There is no definite answer to this question, especially due to the lack of real-life evidence for this use case since the widespread adoption of blockchain is still a work in progress. On the one hand, blockchain provides the following benefits:

  • Convenient transport experience for passengers.
  • Decentralised peer-to-peer network, whereby peers can transact without a centralised authority or middleman.
  • No need for the peers to trust each other since the transaction goes through the protocol.
  • Transport data cannot be changed or messed with.
  • Transport data is also traceable.
  • Traffic management departments can use blockchain to issue traffic licenses, analyse traffic and release traffic data.
  • Construction departments can use blockchain to access traffic data for urban planning.
  • Passengers can use blockchain to search traffic data and buy tickets.
  • Drivers can use blockchain to give traffic data, sell tickets and trade travel permits.

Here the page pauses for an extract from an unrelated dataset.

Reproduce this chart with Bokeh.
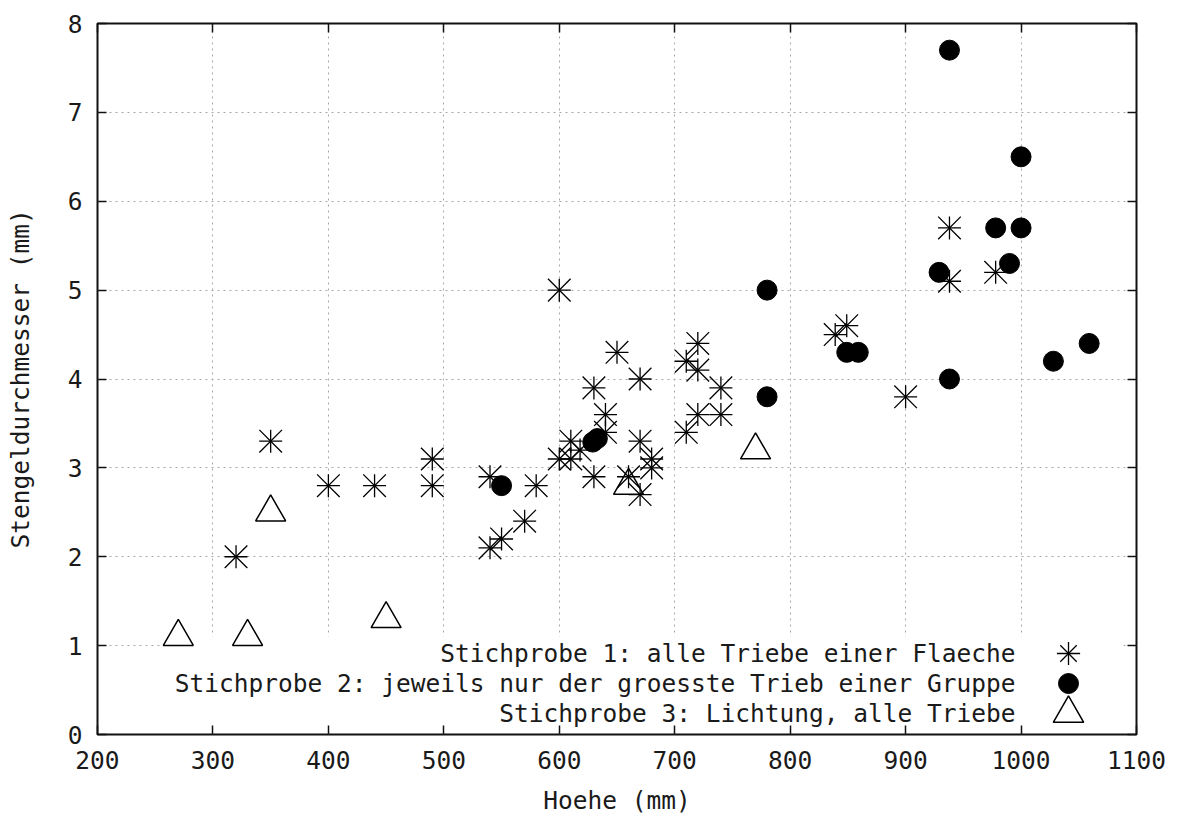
from bokeh.plotting import figure
from bokeh.models import (Range1d, LinearAxis, FixedTicker, Legend, LegendItem, Label,
                          BoxAnnotation, CustomJSTickFormatter)
from bokeh.core.properties import value
from bokeh.embed import file_html
from bokeh.resources import INLINE

# ---- data ----
# Stichprobe 1: alle Triebe einer Flaeche (stars)
s1_x = [320, 350, 400, 440, 490, 490, 540, 540, 550, 570, 580, 600, 600, 610, 610, 618,
        630, 630, 640, 640, 650, 660, 670, 670, 670, 680, 680, 710, 710, 720, 720, 720,
        740, 740, 839, 849, 900, 938, 938, 978]
s1_y = [2.0, 3.3, 2.8, 2.8, 3.1, 2.8, 2.9, 2.1, 2.2, 2.4, 2.8, 5.0, 3.1, 3.3, 3.1, 3.2,
        3.9, 2.9, 3.6, 3.4, 4.3, 2.9, 4.0, 3.3, 2.7, 3.1, 3.0, 4.2, 3.4, 4.4, 4.1, 3.6,
        3.9, 3.6, 4.5, 4.6, 3.8, 5.7, 5.1, 5.2]

# Stichprobe 2: jeweils nur der groesste Trieb einer Gruppe (filled circles)
s2_x = [550, 629, 633, 780, 780, 849, 859, 929, 938, 938, 978, 990, 1000, 1000, 1028, 1059]
s2_y = [2.8, 3.29, 3.33, 5.0, 3.8, 4.3, 4.3, 5.2, 7.7, 4.0, 5.7, 5.3, 5.7, 6.5, 4.2, 4.4]

# Stichprobe 3: Lichtung, alle Triebe (open triangles)
s3_x = [270, 330, 350, 450, 660, 770]
s3_y = [1.1, 1.1, 2.5, 1.3, 2.8, 3.2]

x_ticks = [200, 300, 400, 500, 600, 700, 800, 900, 1000, 1100]
y_ticks = [0, 1, 2, 3, 4, 5, 6, 7, 8]

legend_labels = [
    "Stichprobe 1: alle Triebe einer Flaeche",
    "Stichprobe 2: jeweils nur der groesste Trieb einer Gruppe",
    "Stichprobe 3: Lichtung, alle Triebe",
]

x_label = "Hoehe (mm)"
y_label = "Stengeldurchmesser (mm)"

FONT = "DejaVu Sans Mono"
FS = "24.5px"
TXT = "#1a1a1a"

p = figure(width=1179, height=822, x_range=Range1d(200, 1100), y_range=Range1d(0, 8),
           output_backend="svg", toolbar_location=None,
           min_border_left=97, min_border_right=43, min_border_top=23, min_border_bottom=88,
           background_fill_color="white", border_fill_color="white")

p.outline_line_color = "#111111"
p.outline_line_width = 2

# main axes
for ax, ticks in ((p.xaxis[0], x_ticks), (p.yaxis[0], y_ticks)):
    ax.ticker = FixedTicker(ticks=ticks)
    ax.major_tick_in = 9
    ax.major_tick_out = 0
    ax.major_tick_line_color = "#111111"
    ax.major_tick_line_width = 1.5
    ax.minor_tick_line_color = None
    ax.axis_line_color = None
    ax.major_label_text_font = FONT
    ax.major_label_text_font_size = FS
    ax.major_label_text_color = TXT
    ax.axis_label_text_font = FONT
    ax.axis_label_text_font_size = FS
    ax.axis_label_text_font_style = "normal"
    ax.axis_label_text_color = TXT

p.xaxis.axis_label = x_label
p.yaxis.axis_label = y_label
p.xaxis.major_label_standoff = 16
p.xaxis.axis_label_standoff = 14
p.yaxis.major_label_standoff = 15
p.yaxis.axis_label_standoff = 30

# mirrored ticks on top and right (no labels)
for loc, ticks in (("above", x_ticks), ("right", y_ticks)):
    mirror = LinearAxis(ticker=FixedTicker(ticks=ticks),
                        formatter=CustomJSTickFormatter(code="return ''"),
                        major_tick_in=9, major_tick_out=0,
                        major_tick_line_color="#111111", major_tick_line_width=1.5,
                        minor_tick_line_color=None, axis_line_color=None,
                        major_label_standoff=0)
    p.add_layout(mirror, loc)

# grid
p.grid.grid_line_color = "#a8a8a8"
p.grid.grid_line_dash = "2 4"
p.grid.grid_line_width = 1

# opaque key area (hides grid behind the key, like the original)
p.add_layout(BoxAnnotation(left=69, right=1024, bottom=4, top=98,
                           left_units="screen", right_units="screen",
                           bottom_units="screen", top_units="screen",
                           fill_color="white", fill_alpha=1.0, line_color=None,
                           level="underlay"))

# data
r1a = p.scatter(s1_x, s1_y, marker="cross", size=23, line_color="black", line_width=1.3)
r1b = p.scatter(s1_x, s1_y, marker="x", size=32, line_color="black", line_width=1.3)
r2 = p.scatter(s2_x, s2_y, marker="circle", size=20, fill_color="black", line_color="black")
r3 = p.scatter(s3_x, s3_y, marker="triangle", size=30, fill_color=None,
               line_color="black", line_width=1.5)

# key: samples (via legends with empty labels) to the right of right-aligned texts
def sample_legend(renderers, box, cx, cy):
    return Legend(items=[LegendItem(label=value(""), renderers=renderers)],
                  location=(cx - 97 - box // 2, (734 - cy) - box // 2),
                  glyph_width=box, glyph_height=box, label_height=0, label_width=0,
                  label_standoff=0, label_text_font_size="1px",
                  padding=0, margin=0, spacing=0,
                  background_fill_alpha=0, border_line_color=None)

p.add_layout(sample_legend([r1a, r1b], 58, 1068, 653), "center")
p.add_layout(sample_legend([r2], 50, 1068, 683), "center")
p.add_layout(sample_legend([r3], 76, 1068, 713), "center")

for txt, yy in zip(legend_labels, [81, 51, 21]):
    p.add_layout(Label(x=918, y=yy, x_units="screen", y_units="screen", text=txt,
                       text_align="right", text_baseline="middle",
                       text_font=FONT, text_font_size=FS, text_color=TXT))

open("out.html", "w").write(file_html(p, INLINE))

But, on the other hand, some adjustments may be needed to reap these benefits. The adjustments recommended by the OECD report mentioned earlier include:

  • Public authorities must prepare for a much more networked and meshed world.
  • Take into account changes in data science and technology when developing Mobility as a Service.
  • Look beyond initial cryptocurrency applications of distributed ledger technologies. [In other words, banish the misperception that DLTs are all about cryptocurrencies.]
  • Governments should help deploy the building blocks that enable wider uptake of distributed ledgers.
  • Apply blockchain technology now for slow and (relatively) small transport use cases; anticipate next generation distributed ledger technologies for “big and fast” applications to be deployed later.
  • Governments should develop algorithmic code-based regulation to accompany the uptake of distributed ledger technologies.

Maybe, when these adjustments are made, we can reap the benefits as a result. And this means being able to buy a ticket on a single platform for a multimodal transport route.